Robert Reich is just another Washington bureaucrat talking about the economy and jobs. Except that he is one of the best bureaucrats and most acclaimed political economists out there. (“There” being the uncertain world of poor economic times). In fact, Reich is so good at economic and political analysis that Time Magazine named him one of the Top Ten Best Cabinet Members of the century, serving most recently as Secretary of Labor under President Clinton and The Wall Street Journal ranked him sixth on its list of Most Influential Business Thinkers.
And just days after his Sept. 4 op-ed in the New York Times entitled “The Limping Middle Class” and mere hours before President Obama’s speech on job creation Sept. 8, Reich spoke to a packed crowd at the Iowa Memorial Union on Sept. 7 at 7:30 p.m. as part of the University of Iowa Lecture Series. Adding to his lengthy resume, Reich was declared the Distinguished Lecturer of 2011 by University of Iowa President Sally Mason.
Despite accomplishments as intimidating as they are numerous, Reich isn’t arrogant, and remains personally true to a long professional life spent championing the rights of the common man. In fact, his very first comment was a reference to his own small stature.
“This economy has really worn me down,” he said, to laughter. Continuing, “Obama was going to give his speech tonight until he heard I was giving mine.”

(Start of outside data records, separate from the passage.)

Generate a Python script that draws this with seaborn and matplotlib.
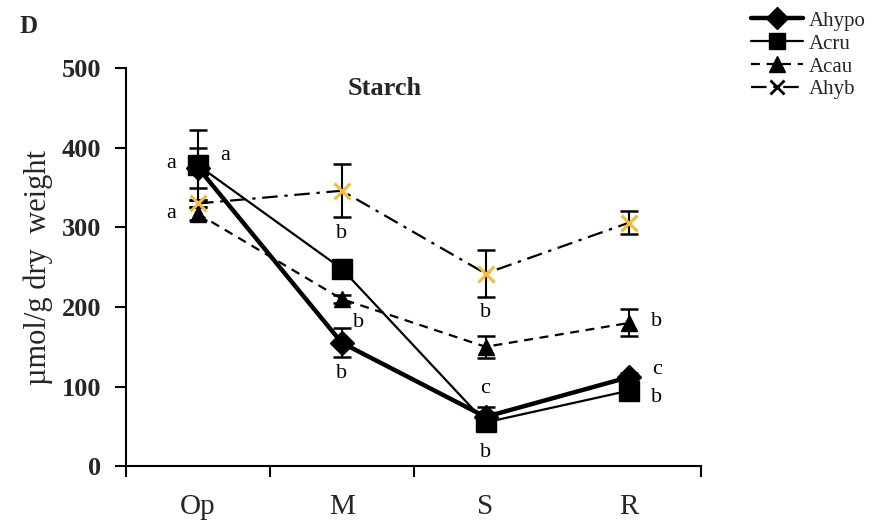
import numpy as np
import pandas as pd
import matplotlib
matplotlib.use("Agg")
import matplotlib.pyplot as plt
from matplotlib.lines import Line2D
import seaborn as sns

# ---- data -------------------------------------------------------------
stages = ["Op", "M", "S", "R"]
species = ["Ahypo", "Acru", "Acau", "Ahyb"]

ahypo = [375, 155, 62, 112]
acru = [378, 248, 55, 95]
acau = [317, 210, 150, 180]
ahyb = [330, 346, 242, 306]

ahypo_err = [25, 18, 13, 5]
acru_err = [44, 5, 5, 5]
acau_err = [8, 5, 14, 17]
ahyb_err = [4, 33, 30, 14]

# significance letters
letters_stage = ["Op", "Op", "Op", "M", "M", "M", "S", "S", "S", "R", "R", "R"]
letters_text = ["a", "a", "a", "b", "b", "b", "b", "c", "b", "b", "c", "b"]

sns.set_theme(style="white")
plt.rcParams["font.family"] = ["Liberation Serif", "DejaVu Serif"]

fig = plt.figure(figsize=(8.82, 5.28), dpi=100)
ax = fig.add_axes([0.143, 0.117, 0.652, 0.754])

x = np.arange(len(stages))
styles = {
    "Ahypo": dict(values=ahypo, err=ahypo_err, marker="D", ms=12, lw=3.2,
                  dashes=None, mcolor="black"),
    "Acru": dict(values=acru, err=acru_err, marker="s", ms=14, lw=1.6,
                 dashes=None, mcolor="black"),
    "Acau": dict(values=acau, err=acau_err, marker="^", ms=12, lw=1.6,
                 dashes=(4, 3), mcolor="black"),
    "Ahyb": dict(values=ahyb, err=ahyb_err, marker="x", ms=11, lw=1.6,
                 dashes=(7, 3, 1.5, 3), mcolor="#F2BE36"),
}

for name in ["Ahyb", "Acau", "Acru", "Ahypo"]:
    st = styles[name]
    ax.errorbar(x, st["values"], yerr=st["err"], fmt="none", ecolor="black",
                elinewidth=1.5, capsize=6.5, capthick=1.8, zorder=2)
    df = pd.DataFrame({"stage": x, "value": st["values"]})
    sns.lineplot(data=df, x="stage", y="value", ax=ax, color="black",
                 linewidth=st["lw"], zorder=3)
    ln = ax.lines[-1]
    if st["dashes"] is not None:
        ln.set_dashes(st["dashes"])
    ax.plot(x, st["values"], linestyle="none", marker=st["marker"],
            markersize=st["ms"], color=st["mcolor"],
            markeredgewidth=2.2 if st["marker"] == "x" else 1,
            zorder=4)

# letter placement: (offset from stage, height)
letter_pos = [(-0.19, 380), (0.19, 390), (-0.19, 317),
              (0.0, 292), (0.12, 180), (0.0, 116),
              (0.0, 193), (0.0, 98), (0.0, 17),
              (0.19, 182), (0.19, 121), (0.19, 86)]
for stg, txt, (dx, yv) in zip(letters_stage, letters_text, letter_pos):
    ax.text(stages.index(stg) + dx, yv, txt, ha="center", va="center",
            fontsize=16, color="black")

ax.set_xlim(-0.5, 3.5)
ax.set_ylim(0, 500)
ax.set_yticks([0, 100, 200, 300, 400, 500])
ax.set_yticklabels(["0", "100", "200", "300", "400", "500"],
                   fontweight="bold", fontsize=19)
ax.set_xticks([-0.5, 0.5, 1.5, 3.5])
ax.set_xticklabels([])
ax.set_xticks(x, minor=True)
ax.set_xticklabels(stages, minor=True, fontsize=21)
ax.tick_params(axis="x", which="minor", length=0, pad=20)
ax.tick_params(axis="x", which="major", direction="out", length=8, width=1.5,
               bottom=True, color="black")
ax.tick_params(axis="y", direction="out", length=8, width=1.5, left=True,
               color="black", pad=10)
for side in ["top", "right"]:
    ax.spines[side].set_visible(False)
for side in ["left", "bottom"]:
    ax.spines[side].set_color("black")
    ax.spines[side].set_linewidth(1.5)
ax.set_xlabel("")
ax.set_ylabel("\u00b5mol/g dry  weight", fontsize=22, labelpad=6)
ax.text(0.45, 0.95, "Starch", transform=ax.transAxes, ha="center",
        va="center", fontweight="bold", fontsize=19)
fig.text(0.022, 0.95, "D", fontweight="bold", fontsize=18, ha="left",
         va="center")

handles = [
    Line2D([], [], color="black", lw=3.2, marker="D", markersize=11),
    Line2D([], [], color="black", lw=1.6, marker="s", markersize=11),
    Line2D([], [], color="black", lw=1.6, marker="^", markersize=11,
           dashes=(4, 3)),
    Line2D([], [], color="black", lw=1.6, marker="x", markersize=10,
           markeredgewidth=2, dashes=(7, 3, 1.5, 3)),
]
fig.legend(handles, species, loc="upper left", bbox_to_anchor=(0.851, 0.979),
           frameon=False, fontsize=15, handlelength=2.5, handletextpad=0.3,
           labelspacing=0.16, borderaxespad=0.0, borderpad=0.0)

fig.savefig("out.png", dpi=100)
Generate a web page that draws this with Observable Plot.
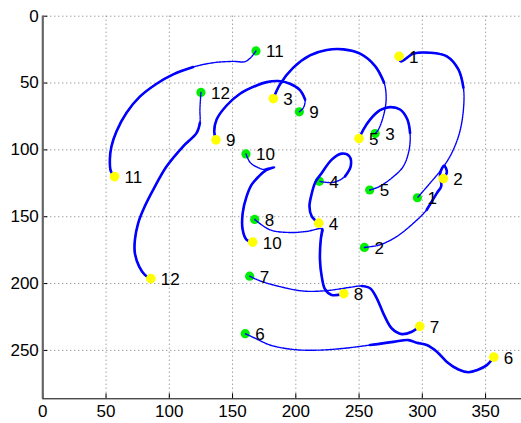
<!DOCTYPE html>
<html><head><meta charset="utf-8">
<script src="https://cdn.jsdelivr.net/npm/d3@7"></script>
<script src="https://cdn.jsdelivr.net/npm/@observablehq/plot@0.6"></script>
<style>body{margin:0;background:#fff}</style>
</head><body><div id="chart"></div>
<script>
const labels = ["1","2","3","4","5","6","7","8","9","10","11","12"];
const xTicks = [0, 50, 100, 150, 200, 250, 300, 350];
const yTicks = [0, 50, 100, 150, 200, 250];

// trajectories: first point = yellow start, last point = green end
const traj1 = [[281.6,30],[283,33.8],[293,28],[306,27.3],[319.4,30],[328.6,40],[332.5,53.5],[332.5,69.8],[329.4,87.2],[323.3,102.3],[316,113.5],[306,125],[296.1,135.8]];
const traj2 = [[316.6,121.5],[319.4,116.5],[317.2,111.8],[314,118],[315,127],[311.5,132.3],[303.5,144.8],[293,154.8],[279.8,164.8],[266.6,171],[254.2,173]];
const traj3 = [[182.2,61.7],[187.5,51],[198,38.5],[211.2,29.3],[224.4,25.3],[237.6,24.8],[250.8,28],[262.7,37.3],[269.8,49.7],[271.4,62.3],[269.2,74.8],[265.3,84.8],[262.7,87.8]];
const traj4 = [[218.1,154.8],[212.6,149.8],[210.8,142.3],[212.5,133],[215.5,124],[220.5,117.3],[228.4,107.3],[236.3,102.8],[242.3,104.8],[243.4,112.3],[238.9,119.8],[229.7,124.3],[218.6,123.5]];
const traj5 = [[250,91.5],[253.4,84.8],[258.7,77.3],[266.6,70.3],[274.5,68],[282.4,69.8],[288.2,77.3],[290.3,87.3],[289.6,99.8],[285,112.3],[275.9,121],[265.3,127.8],[258.4,130]];
const traj6 = [[356.5,255],[351,261],[343.1,264.8],[336.5,266.3],[328.6,264.3],[319.4,258.6],[311.5,251],[303.5,246],[295.6,244.3],[289,242.3],[277.1,243.6],[258.7,246],[237.6,248.5],[217.8,249.8],[198,249.3],[179.6,246],[168,241],[160,237.5]];
const traj7 = [[298,232],[291.7,236],[283.8,237.8],[275.9,233.6],[269.8,223.6],[264,211],[258.7,203.5],[252.1,201.8],[242.9,202.8],[224.4,205.3],[205.9,205.6],[187.5,202.3],[171.7,198],[163.5,194.5]];
const traj8 = [[237.9,207.6],[228.4,208.5],[223.1,204.3],[220.5,194.8],[219.1,182.3],[219.7,167.3],[221,159.3],[208.6,161],[195.4,161.8],[179.6,159.8],[167.5,152]];
const traj9 = [[136.9,92.5],[135.5,86],[137.4,77.3],[145.3,66.8],[155.9,58],[169,51.8],[177,49.3],[186.2,48.5],[195.4,50.5],[203.3,55.3],[207.3,62.3],[206,68.5],[202.8,71.5]];
const traj10 = [[165.9,169],[161.1,167.3],[158,159.8],[158,147.3],[161.1,134.8],[165.1,126],[170.3,120.3],[176,115.5],[182.8,113],[175.6,114.8],[169,112.8],[163.8,109.3],[160.6,103]];
const traj11 = [[56.7,120],[53.8,116],[53,107.3],[54.3,97.3],[58.3,86],[66.2,72.2],[76.7,60.2],[90,50.5],[103.1,43.5],[118.9,38],[134.7,34.8],[150.6,33.8],[159.8,34],[164.3,31],[168.5,26]];
const traj12 = [[85.4,196.3],[80.7,193.5],[76.2,187.3],[72.8,177.3],[72.8,167.3],[75.4,154.8],[79.4,144.8],[87.3,129.8],[97.9,112.3],[111,97.3],[121.6,87.3],[124.2,79.7],[124.2,69.8],[125,57]];

const trajectories = [traj1,traj2,traj3,traj4,traj5,traj6,traj7,traj8,traj9,traj10,traj11,traj12];

// style: index up to which each track is drawn thick (rest is thin/dotted)
const thickUntil = [6,6,8,10,7,11,7,6,10,9,9,11];

const rows = [], thick = [], starts = [], ends = [];
trajectories.forEach((t, k) => {
  t.forEach(([x, y], i) => {
    const r = {id: labels[k], x, y};
    rows.push(r);
    if (i <= thickUntil[k]) thick.push(r);
  });
  starts.push({id: labels[k], x: t[0][0], y: t[0][1]});
  ends.push({id: labels[k], x: t[t.length-1][0], y: t[t.length-1][1]});
});

const X0 = 0, X1 = 378.4, Y0 = 0, Y1 = 286.2;
const font = "'Liberation Sans', Arial, Helvetica, sans-serif";

const chart = Plot.plot({
  width: 521, height: 423,
  marginLeft: 42.3, marginRight: 0, marginTop: 15.7, marginBottom: 24.7,
  x: {domain: [X0, X1]},
  y: {domain: [Y0, Y1], reverse: true},
  style: {fontFamily: font, fontSize: "17px", background: "#fff", color: "#000", overflow: "visible"},
  marks: [
    Plot.gridX(xTicks.slice(1), {stroke: "#777", strokeOpacity: 1, strokeDasharray: "1,3"}),
    Plot.gridY(yTicks, {stroke: "#777", strokeOpacity: 1, strokeDasharray: "1,3"}),
    Plot.axisX(xTicks, {tickSize: -5, tickPadding: 11, fontSize: 17, label: null, stroke: "#000"}),
    Plot.axisY(yTicks, {tickSize: -5, tickPadding: 9, fontSize: 17, label: null, stroke: "#000"}),
    Plot.ruleX([X0], {stroke: "#666", strokeWidth: 2.2}),
    Plot.ruleY([Y1], {stroke: "#000", strokeWidth: 1}),
    Plot.dot(ends, {x: "x", y: "y", r: 4.6, fill: "#00ee00", stroke: null}),
    Plot.line(rows, {x: "x", y: "y", z: "id", curve: "catmull-rom", stroke: "#0000ff", strokeWidth: 1.4, strokeDasharray: "1.6,0.9"}),
    Plot.line(thick, {x: "x", y: "y", z: "id", curve: "catmull-rom", stroke: "#0000ff", strokeWidth: 2.6}),
    Plot.dot(starts, {x: "x", y: "y", r: 4.8, fill: "#ffff00", stroke: null}),
    Plot.text(starts, {x: "x", y: "y", text: "id", dx: 10, dy: 1, textAnchor: "start", fontSize: 17, fill: "#000"}),
    Plot.text(ends, {x: "x", y: "y", text: "id", dx: 10, dy: 1, textAnchor: "start", fontSize: 17, fill: "#000"})
  ]
});
document.getElementById("chart").appendChild(chart);
</script>
</body></html>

In fact, Reich spent much of his own speech discussing the message he hopes to hear from Obama when he speaks about job creation before Congress Sept. 8. An unabashed liberal economist, Reich challenged Obama to advocate a bold plan, saying simply promising to extend unemployment insurance and social security tax cuts is not doing enough to spur job creation and economic growth. Reich went even further, saying that the stimulus bill passed in 2009 was too small, a bold move of his own amidst cries of excessive government spending and high national debt in the political arena.
“I can’t even say stimulus in public,” he said. But he explained that the Great Recession was unlike normal recession caused by a hike in interest rates by the federal reserve reacting to high inflation. “The Great Recession is like the Great Depression in that it began with the bursting of an asset bubble. I don’t know where you were, but I heard it. And it was loud. … The bottom line is the that stimulus was way too small. This is not popular. Did I just hear applause?”
He did. The audience was vocal in its support for policies that are typically construed as universally undesirable.
Reich referred to government spending like the stimulus as “priming the pump” for a booming economy, arguing that in times of recession it is more important to worry about job creation than the deficit, another message he hopes to hear in Obama’s speech tomorrow – along with the promise of more stimulus money.
According to Reich, the national debate about debt is a warped. He argues that according to Keynesian economics government spending in a poor economy can actually be a complement to long term deficit reduction by stimulating employment that creates a strong economy that will improve GDP in the long term. He even added a personal story about his own childhood, growing up with a Republican father who told him that future generations would be “paying off FDR’s debt.”
“I didn’t know what a debt was, but I was scared – I would imagine debt gobbling me up and my children’s children up. … I have a granddaughter who’s almost three, and I expected her to talk about FDR’s debt,” he said.
Reich acknowledged that the government spending should be paid for in the long term, and advocated higher taxes on the highest income brackets – also addressing his second main point and the focus of his recent aforementioned editorial and book Aftershock: the growing inequality in the distribution of wealth in the United States. According to Reich, the top 1% of Americans own close to 24% of the total wealth, a percentage that hasn’t been near that level since 1928, an ominous parallel to the start of the Great Depression.
And here’s the kicker: Reich argues that wealth concentrated in the hands of the wealthy is bad not only for the middle and working classes, but ultimately for the wealthy because the middle class doesn’t have enough purchasing power to keep the economy stable and strong – resulting in crashes that hurt everyone (sound familiar?).
Continuing on the vein of analyzing and predicting Obama’s interactions with Congress, Reich emphasized that respect for those with opposing viewpoints and engagement in public discourse are key – condemning the media’s and public’s fascination with petty fighting. Reich recalls a recent televised debate with a conservative economist.
“I was having one of the best conversations of my life [on air] and I get on break and the producer comes in my ear and says ‘Be angrier.’ … and at that point I lost my temper,” he said.
But all is not lost, and Reich ended with a call to action for Iowans.
“Iowans have to ask the right questions,” he said, explaining that the nation is counting on us to be a model for civil discourse.